### [Stated task]
In the data below, find every line with the string "matplotlib" and pull it out.

### [Information provided]
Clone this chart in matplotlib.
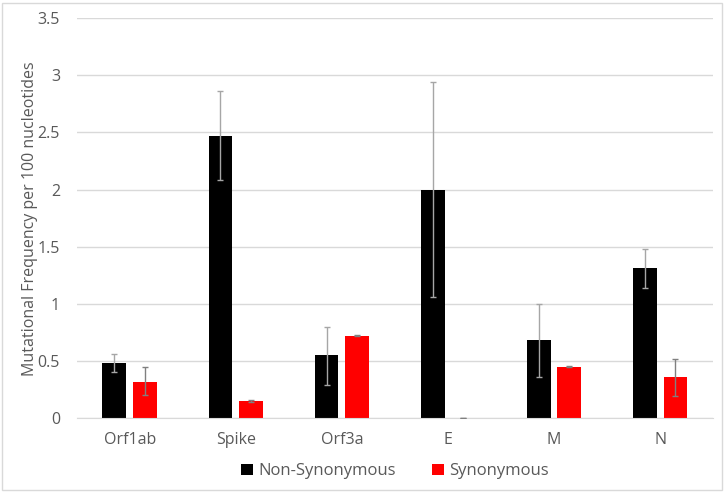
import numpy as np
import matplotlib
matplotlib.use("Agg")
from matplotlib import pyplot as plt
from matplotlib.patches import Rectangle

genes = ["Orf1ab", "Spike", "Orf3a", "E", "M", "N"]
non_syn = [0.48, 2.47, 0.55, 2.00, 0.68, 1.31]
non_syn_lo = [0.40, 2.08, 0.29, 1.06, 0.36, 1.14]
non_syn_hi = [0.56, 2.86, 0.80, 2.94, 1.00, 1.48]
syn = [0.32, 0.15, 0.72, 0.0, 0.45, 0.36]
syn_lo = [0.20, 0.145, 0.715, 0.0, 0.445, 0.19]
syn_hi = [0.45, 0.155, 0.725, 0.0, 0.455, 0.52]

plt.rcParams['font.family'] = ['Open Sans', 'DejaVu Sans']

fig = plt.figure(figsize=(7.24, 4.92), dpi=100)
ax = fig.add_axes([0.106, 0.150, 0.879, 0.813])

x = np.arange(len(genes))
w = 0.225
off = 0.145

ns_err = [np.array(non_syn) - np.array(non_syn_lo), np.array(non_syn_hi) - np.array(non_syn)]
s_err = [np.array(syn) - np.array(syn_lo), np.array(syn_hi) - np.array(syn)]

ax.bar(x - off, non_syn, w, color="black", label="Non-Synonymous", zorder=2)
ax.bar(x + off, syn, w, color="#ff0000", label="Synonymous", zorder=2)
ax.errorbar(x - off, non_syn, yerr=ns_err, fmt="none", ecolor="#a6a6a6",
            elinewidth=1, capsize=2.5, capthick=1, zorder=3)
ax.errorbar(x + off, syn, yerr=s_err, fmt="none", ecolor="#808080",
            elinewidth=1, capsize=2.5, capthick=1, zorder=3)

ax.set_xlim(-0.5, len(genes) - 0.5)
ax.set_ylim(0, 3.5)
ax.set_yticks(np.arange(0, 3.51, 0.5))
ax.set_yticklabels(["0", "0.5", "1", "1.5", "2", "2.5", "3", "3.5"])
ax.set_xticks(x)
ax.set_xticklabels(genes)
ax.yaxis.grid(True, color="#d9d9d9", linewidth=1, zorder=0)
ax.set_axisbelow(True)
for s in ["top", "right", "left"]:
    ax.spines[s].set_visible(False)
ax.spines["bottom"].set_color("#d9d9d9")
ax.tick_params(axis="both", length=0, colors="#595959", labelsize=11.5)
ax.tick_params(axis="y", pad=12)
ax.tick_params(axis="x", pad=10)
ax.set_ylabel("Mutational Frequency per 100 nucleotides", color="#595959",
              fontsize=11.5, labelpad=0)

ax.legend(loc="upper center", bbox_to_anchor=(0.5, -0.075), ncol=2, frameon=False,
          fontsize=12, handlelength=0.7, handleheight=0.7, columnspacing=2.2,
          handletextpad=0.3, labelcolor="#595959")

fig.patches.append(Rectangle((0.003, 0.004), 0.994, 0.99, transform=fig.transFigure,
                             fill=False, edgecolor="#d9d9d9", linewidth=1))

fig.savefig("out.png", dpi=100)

### [Response]
Clone this chart in matplotlib.
import matplotlib
matplotlib.use("Agg")
from matplotlib import pyplot as plt
from matplotlib.patches import Rectangle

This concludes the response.